This is a follow-up to Part I on the same topic, which you can find here.
Earlier this month I had the opportunity to catch a live presentation by the founder and CEO of Alice.com, Brian Wiegand, at the Consumer Goods conference in Orlando. This was a learning experience on many fronts, as my earlier views were based on partial information.
In a word, the best way to summarize Alice.com is PLATFORM. What Wiegand and team have done is to offer CPG brands the tools and forum with which to sell direct to consumers. Alice takes no ownership of the product, the data or the consumer. They have built a nifty e-commerce platform that allows a brand, and really a community of brands, to easily merchandise themselves to a set of engaged shoppers. Alice does take the burden of financial transaction processing, fulfillment, customer service and data management off the hands of the brands — a welcome proposition for most CPG companies so they can focus on building and marketing their goods. Their fees are based on the services they provide, not how much volume they move.
This business model puts Alice in a unique position. Unlike the first generation of selling consumer packaged goods direct to consumers (Webvan, Netgrocer, etc.), Alice can put their focus on three things: building the platform, ensuring excellent service, and working closely with the brands to mine the data.

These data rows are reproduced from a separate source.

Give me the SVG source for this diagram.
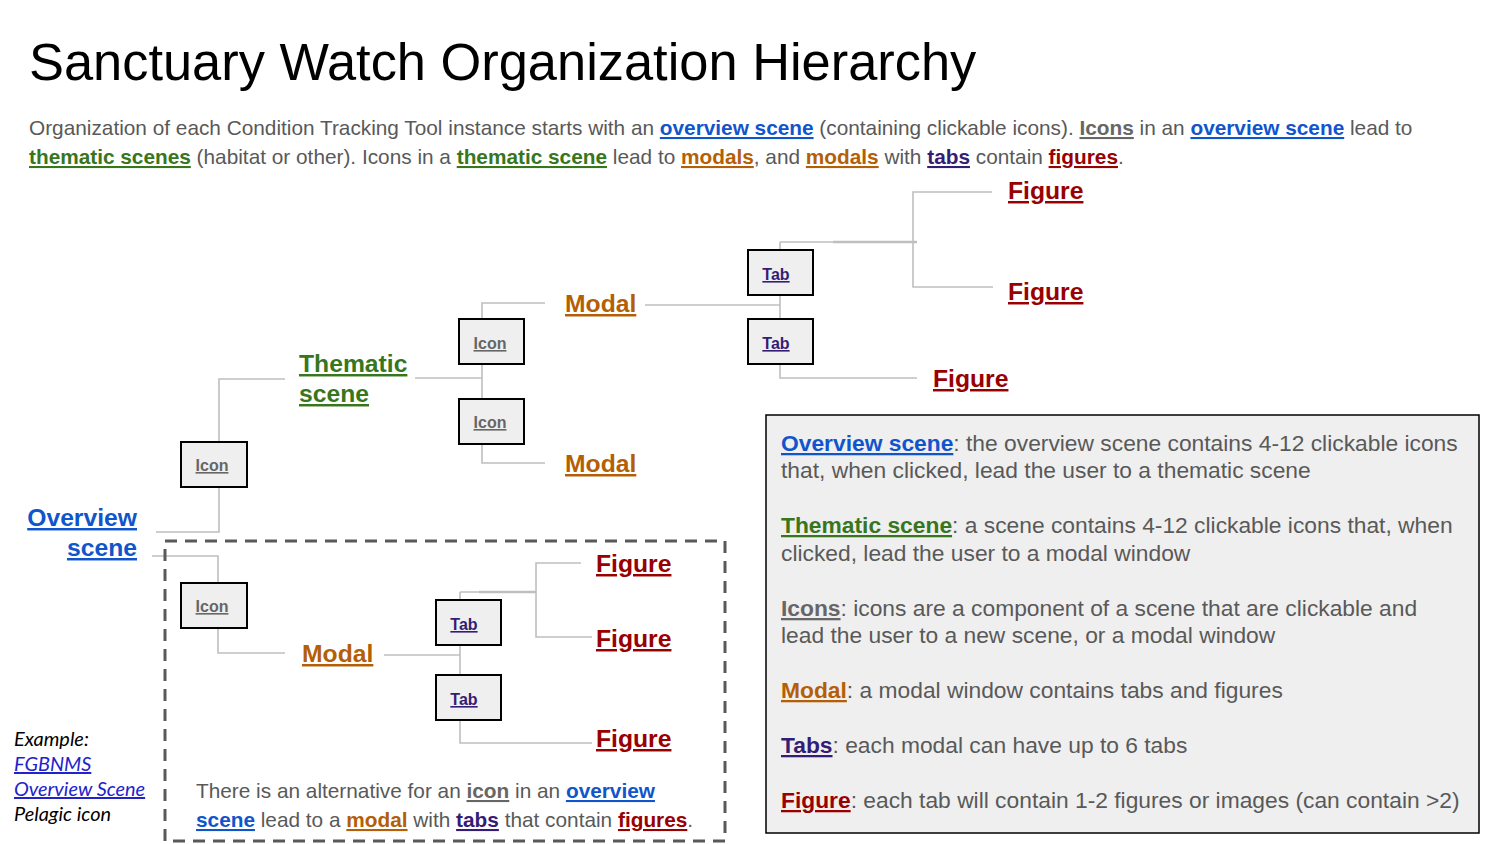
<svg xmlns="http://www.w3.org/2000/svg" width="1500" height="844" viewBox="0 0 1500 844">
<style>
text{font-family:"Liberation Sans",Arial,sans-serif}
.t{fill:#595959}
.b{font-weight:bold;text-decoration:underline}
.ov{fill:#1155cc}.th{fill:#38761d}.ic{fill:#666666}.mo{fill:#b45f06}.tb{fill:#351c75}.fg{fill:#990000}
.node{font-size:24.7px;font-weight:bold;text-decoration:underline}
.box rect{fill:#efefef;stroke:#000;stroke-width:2}
.box text{font-size:16px;font-weight:bold;text-decoration:underline;text-anchor:middle}
.conn{fill:none;stroke:#bfbfbf;stroke-width:1.6}
.ex{font-family:Lato,"Open Sans",sans-serif;font-style:italic;font-size:19.9px;fill:#000}
</style>
<rect width="1500" height="844" fill="#ffffff"/>
<text x="29" y="80" font-size="52.4" fill="#000">Sanctuary Watch Organization Hierarchy</text>
<g id="subtitle" font-size="20.8">
<text class="t" x="29" y="135">Organization of each Condition Tracking Tool instance starts with an <tspan class="b ov">overview scene</tspan> (containing clickable icons). <tspan class="b ic">Icons</tspan> in an <tspan class="b ov">overview scene</tspan> lead to</text>
<text class="t" x="29" y="164"><tspan class="b th">thematic scenes</tspan> (habitat or other). Icons in a <tspan class="b th">thematic scene</tspan> lead to <tspan class="b mo">modals</tspan>, and <tspan class="b mo">modals</tspan> with <tspan class="b tb">tabs</tspan> contain <tspan class="b fg">figures</tspan>.</text>
</g>
<g id="connectors" class="conn">
<polyline points="156,532 219,532 219,487"/>
<polyline points="219,442 219,379 285,379"/>
<polyline points="415,378 482,378"/>
<polyline points="545,303 482,303 482,463 545,463"/>
<polyline points="645,305 780,305"/>
<polyline points="780,242 780,378 917,378"/>
<polyline points="780,242 913,242"/>
<line x1="833" y1="242" x2="917" y2="242" stroke-width="2.6"/>
<polyline points="992,192 913,192 913,287 993,287"/>
<polyline points="152,556 218,556 218,583"/>
<polyline points="218,628 218,653 285,653"/>
<polyline points="384,655 460,655"/>
<polyline points="460,592 460,743 592,743"/>
<polyline points="460,592 536,592"/>
<line x1="479" y1="592" x2="536" y2="592" stroke-width="2.6"/>
<polyline points="581,563 536,563 536,637 592,637"/>
</g>
<rect id="alt-region" x="165" y="541" width="560" height="300" fill="none" stroke="#595959" stroke-width="3" stroke-dasharray="12 8"/>
<g id="overview"><text class="node ov" text-anchor="end"><tspan x="137" y="526">Overview</tspan><tspan x="137" y="556">scene</tspan></text></g>
<g id="thematic"><text class="node th"><tspan x="299" y="372">Thematic</tspan><tspan x="299" y="402">scene</tspan></text></g>
<g id="icon1" class="box"><rect x="181" y="442" width="66" height="45"/><text class="ic" x="212" y="471">Icon</text></g>
<g id="icon2" class="box"><rect x="459" y="319" width="65" height="45"/><text class="ic" x="490" y="349">Icon</text></g>
<g id="icon3" class="box"><rect x="459" y="399" width="65" height="45"/><text class="ic" x="490" y="428">Icon</text></g>
<g id="icon4" class="box"><rect x="181" y="583" width="66" height="45"/><text class="ic" x="212" y="612">Icon</text></g>
<g id="modal1"><text class="node mo" x="565" y="312">Modal</text></g>
<g id="modal2"><text class="node mo" x="565" y="472">Modal</text></g>
<g id="modal3"><text class="node mo" x="302" y="662">Modal</text></g>
<g id="tab1" class="box"><rect x="748" y="250" width="65" height="45"/><text class="tb" x="776" y="280">Tab</text></g>
<g id="tab2" class="box"><rect x="748" y="319" width="65" height="45"/><text class="tb" x="776" y="349">Tab</text></g>
<g id="tab3" class="box"><rect x="436" y="600" width="65" height="45"/><text class="tb" x="464" y="630">Tab</text></g>
<g id="tab4" class="box"><rect x="436" y="675" width="65" height="45"/><text class="tb" x="464" y="705">Tab</text></g>
<g id="fig1"><text class="node fg" x="1008" y="199">Figure</text></g>
<g id="fig2"><text class="node fg" x="1008" y="300">Figure</text></g>
<g id="fig3"><text class="node fg" x="933" y="387">Figure</text></g>
<g id="fig4"><text class="node fg" x="596" y="572">Figure</text></g>
<g id="fig5"><text class="node fg" x="596" y="647">Figure</text></g>
<g id="fig6"><text class="node fg" x="596" y="747">Figure</text></g>
<g id="alt-text" font-size="20.8">
<text class="t" x="196" y="798">There is an alternative for an <tspan class="b ic">icon</tspan> in an <tspan class="b ov">overview</tspan></text>
<text class="t" x="196" y="827"><tspan class="b ov">scene</tspan> lead to a <tspan class="b mo">modal</tspan> with <tspan class="b tb">tabs</tspan> that contain <tspan class="b fg">figures</tspan>.</text>
</g>
<g id="legend" font-size="22.8">
<rect x="766" y="415" width="713" height="418" fill="#efefef" stroke="#000" stroke-width="1.5"/>
<text class="t" x="781" y="451"><tspan class="b ov">Overview scene</tspan>: the overview scene contains 4-12 clickable icons</text>
<text class="t" x="781" y="478">that, when clicked, lead the user to a thematic scene</text>
<text class="t" x="781" y="533"><tspan class="b th">Thematic scene</tspan>: a scene contains 4-12 clickable icons that, when</text>
<text class="t" x="781" y="561">clicked, lead the user to a modal window</text>
<text class="t" x="781" y="616"><tspan class="b ic">Icons</tspan>: icons are a component of a scene that are clickable and</text>
<text class="t" x="781" y="643">lead the user to a new scene, or a modal window</text>
<text class="t" x="781" y="698"><tspan class="b mo">Modal</tspan>: a modal window contains tabs and figures</text>
<text class="t" x="781" y="753"><tspan class="b tb">Tabs</tspan>: each modal can have up to 6 tabs</text>
<text class="t" x="781" y="808"><tspan class="b fg">Figure</tspan>: each tab will contain 1-2 figures or images (can contain &gt;2)</text>
</g>
<g id="example">
<text class="ex" x="14" y="746">Example:</text>
<text class="ex" x="14" y="771" style="fill:#2222cc;text-decoration:underline">FGBNMS</text>
<text class="ex" x="14" y="796" style="fill:#2222cc;text-decoration:underline">Overview Scene</text>
<text class="ex" x="14" y="821">Pelagic icon</text>
</g>
</svg>
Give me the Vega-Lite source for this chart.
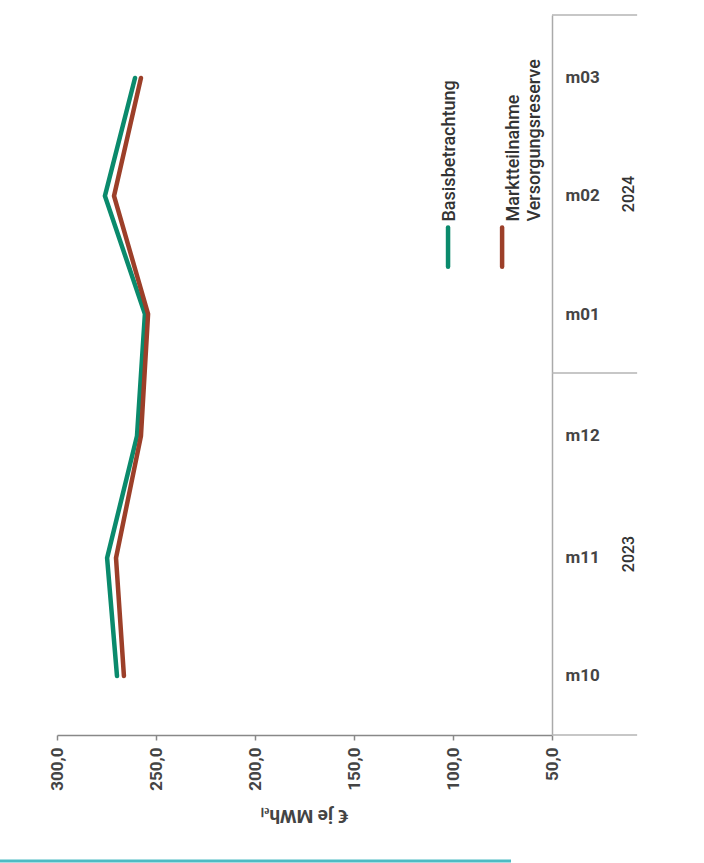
{
  "$schema": "https://vega.github.io/schema/vega-lite/v6.json",
  "width": 495,
  "height": 720,
  "autosize": {"type": "none"},
  "padding": {"left": 57, "top": 15, "right": 152, "bottom": 128},
  "background": "white",
  "config": {"view": {"stroke": null}, "font": "Roboto"},
  "datasets": {
    "prices": [
      {"month": "2023-10-16", "series": "Basisbetrachtung", "value": 269.7},
      {"month": "2023-11-15", "series": "Basisbetrachtung", "value": 274.7},
      {"month": "2023-12-16", "series": "Basisbetrachtung", "value": 259.6},
      {"month": "2024-01-16", "series": "Basisbetrachtung", "value": 255.6},
      {"month": "2024-02-15", "series": "Basisbetrachtung", "value": 275.8},
      {"month": "2024-03-16", "series": "Basisbetrachtung", "value": 260.6},
      {"month": "2023-10-16", "series": "Marktteilnahme Versorgungsreserve", "value": 266.2},
      {"month": "2023-11-15", "series": "Marktteilnahme Versorgungsreserve", "value": 270.2},
      {"month": "2023-12-16", "series": "Marktteilnahme Versorgungsreserve", "value": 257.6},
      {"month": "2024-01-16", "series": "Marktteilnahme Versorgungsreserve", "value": 254.0},
      {"month": "2024-02-15", "series": "Marktteilnahme Versorgungsreserve", "value": 271.2},
      {"month": "2024-03-16", "series": "Marktteilnahme Versorgungsreserve", "value": 257.6}
    ],
    "yearBounds": [
      {"date": "2023-10-01"},
      {"date": "2024-01-01"},
      {"date": "2024-04-01"}
    ],
    "years": [
      {"year": "2023", "mid": "2023-11-16"},
      {"year": "2024", "mid": "2024-02-15T12:00:00Z"}
    ],
    "one": [{}]
  },
  "layer": [
    {
      "data": {"name": "yearBounds"},
      "mark": {"type": "rule", "color": "#b5b5b5", "strokeWidth": 1.5},
      "encoding": {
        "y": {"field": "date", "type": "temporal"},
        "x": {"datum": 50},
        "x2": {"datum": 7}
      }
    },
    {
      "data": {"name": "years"},
      "mark": {"type": "text", "angle": 270, "align": "center", "baseline": "middle", "fontSize": 16, "fontWeight": 500, "color": "#333333"},
      "encoding": {
        "y": {"field": "mid", "type": "temporal"},
        "x": {"datum": 11},
        "text": {"field": "year"}
      }
    },
    {
      "data": {"name": "prices"},
      "mark": {"type": "line", "strokeWidth": 4.5, "strokeCap": "round", "strokeJoin": "miter"},
      "encoding": {
        "y": {
          "field": "month",
          "type": "temporal",
          "scale": {
            "type": "utc",
            "domain": [
              {"year": 2023, "month": 10, "date": 1, "utc": true},
              {"year": 2024, "month": 4, "date": 1, "utc": true}
            ],
            "nice": false
          },
          "axis": {
            "orient": "right",
            "title": null,
            "grid": false,
            "ticks": false,
            "domainColor": "#aaaaaa",
            "domainWidth": 1.5,
            "labelPadding": 13,
            "labelFontSize": 17,
            "labelFontWeight": "bold",
            "labelColor": "#444444",
            "labelAlign": "left",
            "labelExpr": "'m' + utcFormat(datum.value, '%m')",
            "values": [
              {"year": 2023, "month": 10, "date": 16, "utc": true},
              {"year": 2023, "month": 11, "date": 15, "utc": true},
              {"year": 2023, "month": 12, "date": 16, "utc": true},
              {"year": 2024, "month": 1, "date": 16, "utc": true},
              {"year": 2024, "month": 2, "date": 15, "utc": true},
              {"year": 2024, "month": 3, "date": 16, "utc": true}
            ]
          }
        },
        "x": {
          "field": "value",
          "type": "quantitative",
          "scale": {"domain": [50, 300], "reverse": true, "nice": false, "zero": false},
          "axis": {
            "orient": "bottom",
            "values": [50, 100, 150, 200, 250, 300],
            "labelExpr": "replace(format(datum.value, '.1f'), '.', ',')",
            "labelAngle": 270,
            "labelFontSize": 17,
            "labelFontWeight": "bold",
            "labelColor": "#444444",
            "labelPadding": 7,
            "tickSize": 5,
            "tickColor": "#888888",
            "tickWidth": 1.5,
            "domainColor": "#888888",
            "domainWidth": 1.5,
            "grid": false,
            "title": "€ je MWhₑₗ",
            "titleAngle": 180,
            "titleFontSize": 19,
            "titleFontWeight": "bold",
            "titleColor": "#444444",
            "titlePadding": 34
          }
        },
        "color": {
          "field": "series",
          "type": "nominal",
          "scale": {
            "domain": ["Basisbetrachtung", "Marktteilnahme Versorgungsreserve"],
            "range": ["#0a8a6c", "#9c3f29"]
          },
          "legend": null
        },
        "detail": {"field": "series"}
      }
    },
    {
      "data": {"name": "one"},
      "mark": {"type": "rule", "color": "#0a8a6c", "strokeWidth": 4.5, "strokeCap": "round"},
      "encoding": {
        "x": {"datum": 102.5},
        "y": {"datum": {"year": 2024, "month": 1, "date": 28, "utc": true}},
        "y2": {"datum": {"year": 2024, "month": 2, "date": 7, "utc": true}}
      }
    },
    {
      "data": {"name": "one"},
      "mark": {"type": "rule", "color": "#9c3f29", "strokeWidth": 4.5, "strokeCap": "round"},
      "encoding": {
        "x": {"datum": 75.2},
        "y": {"datum": {"year": 2024, "month": 1, "date": 28, "utc": true}},
        "y2": {"datum": {"year": 2024, "month": 2, "date": 7, "utc": true}}
      }
    },
    {
      "data": {"name": "one"},
      "mark": {"type": "text", "angle": 270, "align": "left", "baseline": "middle", "fontSize": 18, "fontWeight": 500, "color": "#333333", "text": "Basisbetrachtung"},
      "encoding": {
        "x": {"datum": 101.5},
        "y": {"datum": {"year": 2024, "month": 2, "date": 8, "hours": 12, "utc": true}}
      }
    },
    {
      "data": {"name": "one"},
      "mark": {"type": "text", "angle": 270, "align": "left", "baseline": "middle", "fontSize": 18, "fontWeight": 500, "lineHeight": 21, "color": "#333333", "text": ["Marktteilnahme", "Versorgungsreserve"]},
      "encoding": {
        "x": {"datum": 69.0},
        "y": {"datum": {"year": 2024, "month": 2, "date": 8, "hours": 12, "utc": true}}
      }
    },
    {
      "data": {"name": "one"},
      "mark": {"type": "rule", "color": "#4dbbc3", "strokeWidth": 3},
      "encoding": {
        "x": {"datum": 328.8},
        "x2": {"datum": 70.7},
        "y": {"datum": {"year": 2023, "month": 8, "date": 30, "utc": true}}
      }
    }
  ]
}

So while my earlier analysis concluded that this channel may not move tonnage for many brands, it does offer a quick, easy and value-added way to reach a set of high value consumers…efficiently. And since Alice isn’t directly taking a piece of each transaction, the full retail margin is passed directly to the brand helping to support Alice’s promise of free shipping. But the real potential boon here for CPG brands are the valuable insights that can be gleaned by interacting with and marketing directly to consumers. Alice intends to drive a lot of value with this part of the proposition, and rightfully so.